In 2003, Diageo — the world’s largest producer of spirits and a major producer of beer and wine — asked the TTB to allow the company to add this type of information to its labels.
“Almost ten years ago — in December 2003 — Diageo led the industry when it stood with a coalition of consumer and public health advocates to publicly call on US regulators to allow Serving Fact information to be displayed on beverage alcohol products,” Guy Smith, the executive vice president of Diageo North America said in a press statement. “Today, we are proud to celebrate a victory on behalf of the American public.”
The interim guidance is a partial win for beer companies. Chris Thorne, the vice president of communications for the Beer Institute, said that by issuing the ruling, the TTB recognized that previously-held serving sizes for alcohol beverages did not accurately represent how wine, distilled spirits and beer are typically consumed in real-life settings.
“It’s not an attempt to say a drink is a drink,” he said. “It is recognizing that different drinks have different alcohol contents.”

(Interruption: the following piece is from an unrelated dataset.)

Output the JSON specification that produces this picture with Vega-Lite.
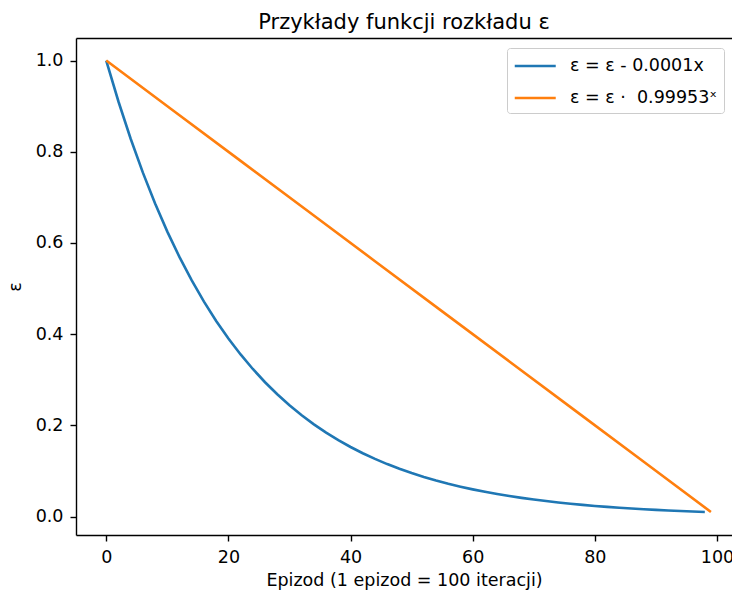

The Beer Institute has stood firm on its opposition to defining serving size by fluid ounces of pure ethanol and routinely calling mixed cocktails misleading given the varying amounts of alcoholic ingredients used to make each drink.
“When you start adding alcoholic mixers, it’s very easy to have more than one serving of alcohol in a cocktail,” said Thorne.
But with the ruling still in its infancy stages, most brewers and beer importers have yet to indicate where they stand.
“I think they are all coming at it from different business perspectives,” Thorne said.
Mary Rait, a regulatory specialist for Craft Brew Alliance — which produces and markets the Widmer Brothers, Redhook, Kona and Omission craft brands — said CBA is essentially “neutral” on the topic.
“Our craft beer consumers generally have not asked for this information to be on our labels,” she said. “I think the positive is that you can respond to what consumers might want, but the negative would be the costs associated with redesigning your labels to include the nutritional information as well as the costs associated with testing product.”
So can brewers expect a mandatory ruling in the future? Rait said it’s possible.
“I think the interim ruling could be a warning of sorts to say ‘look what is coming our way,’” she said. “If it were mandatory we would obviously comply but it would be pretty expensive.”